On sent très bien aujourd’hui dans la communication du gouvernement que le paramètre dominant, c’est le PKK. ‘Où est le PKK ?’, ‘est-ce qu’il est en Irak, en Syrie, est-ce qu’il revient en Turquie ?’, ‘qu’est-ce qu’il a l’intention de faire ?’, ‘quelle est son image de marque sur le plan international à partir du moment où il a offert des renforts aux peshmergas ?', et 'qu’est-ce que ça pose comme problème en termes de rapports de force dans le processus de paix si le PKK est re-légitimé internationalement et s'il venait à être retiré de la liste des organisations terroristes, chose que le gouvernement turc veut éviter à tout prix ?'.
Donc je suis frappée de la façon dont aujourd’hui la question kurde est en train de devenir l’unique sujet qui va être discuté sur le triangle Syrie-Turquie-Irak mais discuté non pas sous l’angle humanitaire mais sous l’angle sécuritaire.
3) Vous avez laissé entendre que l'armée turque y était pour quelque chose...
C’est très hypothétique. On sait qu’historiquement, le dossier kurde est un des dossiers verrouillés par l’armée en Turquie, c’est leur sujet de prédilection parce que c’est celui sur lequel l’armée a finalement légitimé son rôle social à un moment où on ne l’envoyait plus en opération extérieure.
Cette armée servait à préserver la sécurité intérieure du pays contre ce danger kurde qui était aussi scénarisé, je dirais, par l’armée. C’est très compliqué dans un contexte de domestication de l’armée, il faut lui donner des gages et pas tout lui enlever. Et on sent très bien qu’il y a une tentation chez les Turcs d’utiliser systématiquement la question kurde comme une variable d’ajustement.

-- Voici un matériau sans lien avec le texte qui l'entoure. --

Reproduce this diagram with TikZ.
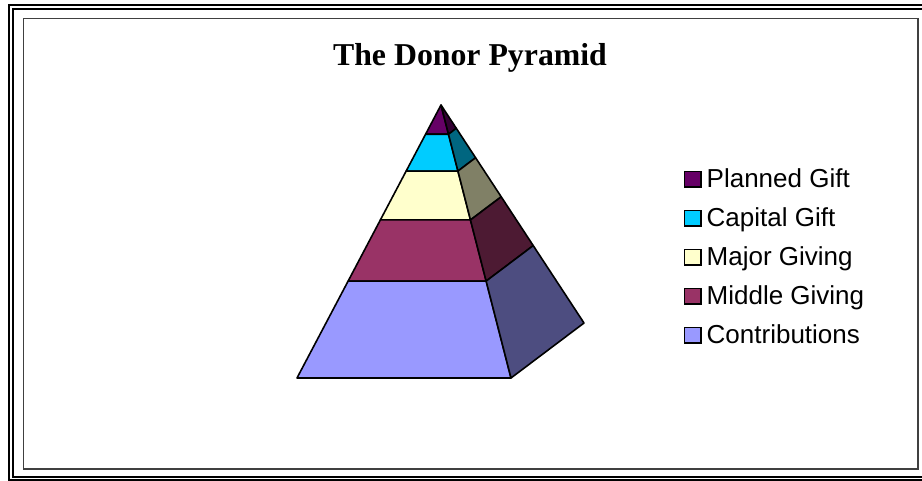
\documentclass[tikz,border=0pt]{standalone}
\usepackage{fontspec}
\setmainfont{Liberation Serif}
\setsansfont{Liberation Sans}
\usetikzlibrary{calc}
\definecolor{PlannedFront}{HTML}{660066}
\definecolor{PlannedSide}{HTML}{330033}
\definecolor{CapitalFront}{HTML}{00CCFF}
\definecolor{CapitalSide}{HTML}{006680}
\definecolor{MajorFront}{HTML}{FFFFCC}
\definecolor{MajorSide}{HTML}{808066}
\definecolor{MiddleFront}{HTML}{993366}
\definecolor{MiddleSide}{HTML}{4D1A33}
\definecolor{ContribFront}{HTML}{9999FF}
\definecolor{ContribSide}{HTML}{4D4D80}
\definecolor{FrameGray}{HTML}{404040}
\tikzset{
  donor face/.style={draw=black, line width=1.6pt, line join=round},
  donor key/.style={
    draw=black, line width=1.5pt, minimum width=16.5pt, minimum height=15.5pt,
    inner sep=0pt, anchor=south west
  },
  donor label/.style={
    font=\sffamily\fontsize{26}{30}\selectfont, anchor=base west, inner sep=0pt
  },
  donor title/.style={
    font=\rmfamily\bfseries\fontsize{31.8}{36}\selectfont, anchor=base, inner sep=0pt
  }
}

\begin{document}
\begin{tikzpicture}[x=1pt, y=-1pt]
  \useasboundingbox (0,0) rectangle (922,481);
  \fill[white] (0,0) rectangle (922,481);

  % frame
  \draw[black, line width=2.2pt] (9,5) rectangle (940,480.5);
  \draw[black, line width=1.6pt] (12.8,8.8) rectangle (940,477);
  \draw[FrameGray, line width=1.4pt] (23.3,18.8) rectangle (917.8,469);

  \node[donor title] (title) at (470,66) {The Donor Pyramid};

  % pyramid corners
  \coordinate (apex) at (441,105);
  \coordinate (fl) at (297,378);
  \coordinate (fr) at (511,378);
  \coordinate (br) at (584,323);

  % layer boundaries
  \coordinate (l1) at ($(apex)!0.107!(fl)$);
  \coordinate (f1) at ($(apex)!0.107!(fr)$);
  \coordinate (b1) at ($(apex)!0.107!(br)$);
  \coordinate (l2) at ($(apex)!0.242!(fl)$);
  \coordinate (f2) at ($(apex)!0.242!(fr)$);
  \coordinate (b2) at ($(apex)!0.242!(br)$);
  \coordinate (l3) at ($(apex)!0.421!(fl)$);
  \coordinate (f3) at ($(apex)!0.421!(fr)$);
  \coordinate (b3) at ($(apex)!0.421!(br)$);
  \coordinate (l4) at ($(apex)!0.645!(fl)$);
  \coordinate (f4) at ($(apex)!0.645!(fr)$);
  \coordinate (b4) at ($(apex)!0.645!(br)$);

  \filldraw[donor face, fill=PlannedFront] (apex) -- (l1) -- (f1) -- cycle;
  \filldraw[donor face, fill=PlannedSide] (apex) -- (f1) -- (b1) -- cycle;
  \filldraw[donor face, fill=CapitalFront] (l1) -- (l2) -- (f2) -- (f1) -- cycle;
  \filldraw[donor face, fill=CapitalSide] (f1) -- (f2) -- (b2) -- (b1) -- cycle;
  \filldraw[donor face, fill=MajorFront] (l2) -- (l3) -- (f3) -- (f2) -- cycle;
  \filldraw[donor face, fill=MajorSide] (f2) -- (f3) -- (b3) -- (b2) -- cycle;
  \filldraw[donor face, fill=MiddleFront] (l3) -- (l4) -- (f4) -- (f3) -- cycle;
  \filldraw[donor face, fill=MiddleSide] (f3) -- (f4) -- (b4) -- (b3) -- cycle;
  \filldraw[donor face, fill=ContribFront] (l4) -- (fl) -- (fr) -- (f4) -- cycle;
  \filldraw[donor face, fill=ContribSide] (f4) -- (fr) -- (br) -- (b4) -- cycle;

  % legend
  \node[donor key, fill=PlannedFront] (key1) at (683.5,188) {};
  \node[donor label] (lab1) at ([xshift=5pt]key1.south east) {Planned Gift};
  \node[donor key, fill=CapitalFront] (key2) at (683.5,227) {};
  \node[donor label] (lab2) at ([xshift=5pt]key2.south east) {Capital Gift};
  \node[donor key, fill=MajorFront] (key3) at (683.5,266) {};
  \node[donor label] (lab3) at ([xshift=5pt]key3.south east) {Major Giving};
  \node[donor key, fill=MiddleFront] (key4) at (683.5,305) {};
  \node[donor label] (lab4) at ([xshift=5pt]key4.south east) {Middle Giving};
  \node[donor key, fill=ContribFront] (key5) at (683.5,344) {};
  \node[donor label] (lab5) at ([xshift=5pt]key5.south east) {Contributions};
\end{tikzpicture}
\end{document}
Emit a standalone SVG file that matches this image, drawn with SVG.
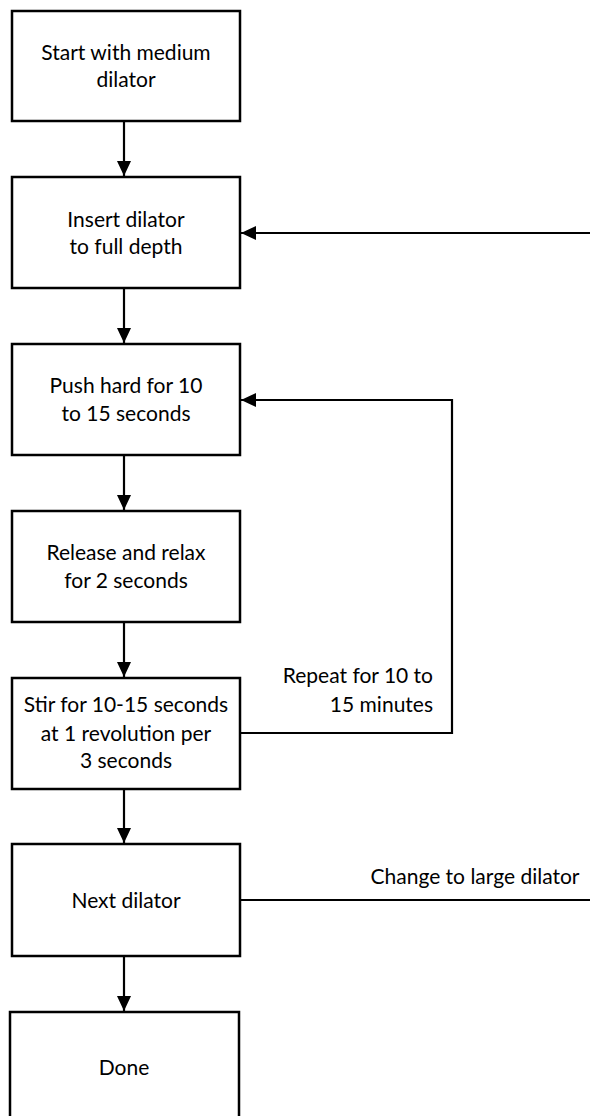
<svg xmlns="http://www.w3.org/2000/svg" width="590" height="1116" viewBox="0 0 590 1116">
<style>
.box{fill:#fff;stroke:#000;stroke-width:2.5}
.ln{fill:none;stroke:#000;stroke-width:2.2}
text{font-family:Lato,"Open Sans","Liberation Sans",sans-serif;font-size:21px;fill:#000}
.c{text-anchor:middle}
.e{text-anchor:end}
</style>
<defs>
<marker id="ah" viewBox="0 0 15 14" refX="15" refY="7" markerWidth="15" markerHeight="14" markerUnits="userSpaceOnUse" orient="auto">
<path d="M0,0 L15,7 L0,14 z" fill="#000"/>
</marker>
</defs>
<rect width="590" height="1116" fill="#fff"/>
<g id="connectors">
<line class="ln" x1="124" y1="121" x2="124" y2="176" marker-end="url(#ah)"/>
<line class="ln" x1="124" y1="288" x2="124" y2="343" marker-end="url(#ah)"/>
<line class="ln" x1="124" y1="455" x2="124" y2="510" marker-end="url(#ah)"/>
<line class="ln" x1="124" y1="622" x2="124" y2="677" marker-end="url(#ah)"/>
<line class="ln" x1="124" y1="789" x2="124" y2="843" marker-end="url(#ah)"/>
<line class="ln" x1="124" y1="956" x2="124" y2="1011" marker-end="url(#ah)"/>
<line class="ln" x1="590" y1="233" x2="241" y2="233" marker-end="url(#ah)"/>
<polyline class="ln" points="241,733 452,733 452,400 241,400" marker-end="url(#ah)"/>
<line class="ln" x1="241" y1="900" x2="590" y2="900"/>
<text class="e" x="433" y="683">Repeat for 10 to</text>
<text class="e" x="433" y="712">15 minutes</text>
<text class="c" x="475" y="884">Change to large dilator</text>
</g>
<g id="n1">
<rect class="box" x="12" y="11" width="228" height="110"/>
<text class="c" x="126" y="60">Start with medium</text>
<text class="c" x="126" y="87">dilator</text>
</g>
<g id="n2">
<rect class="box" x="12" y="177" width="228" height="111"/>
<text class="c" x="126" y="227">Insert dilator</text>
<text class="c" x="126" y="254">to full depth</text>
</g>
<g id="n3">
<rect class="box" x="12" y="344" width="228" height="111"/>
<text class="c" x="126" y="393">Push hard for 10</text>
<text class="c" x="126" y="421">to 15 seconds</text>
</g>
<g id="n4">
<rect class="box" x="12" y="511" width="228" height="111"/>
<text class="c" x="126" y="560">Release and relax</text>
<text class="c" x="126" y="588">for 2 seconds</text>
</g>
<g id="n5">
<rect class="box" x="12" y="678" width="228" height="111"/>
<text class="c" x="126" y="712">Stir for 10-15 seconds</text>
<text class="c" x="126" y="741">at 1 revolution per</text>
<text class="c" x="126" y="768">3 seconds</text>
</g>
<g id="n6">
<rect class="box" x="12" y="844" width="228" height="112"/>
<text class="c" x="126" y="908">Next dilator</text>
</g>
<g id="n7">
<rect class="box" x="10" y="1012" width="229" height="112"/>
<text class="c" x="124" y="1075">Done</text>
</g>
</svg>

Depuis le début de la crise syrienne particulièrement, à chaque fois qu’un incident se produit le long de la frontière, on s’interroge sur la décision que va prendre l’armée mais il semble que la ligne de celle-ci serait précisément d’éviter une intervention. Donc on a des mouvements de blindés, des déclarations, il ne se passe pas grand-chose. Désormais, la présence des réfugiés et des combattants kurdes à la frontière pourrait bien faire bouger les lignes mais ça reste hypothétique.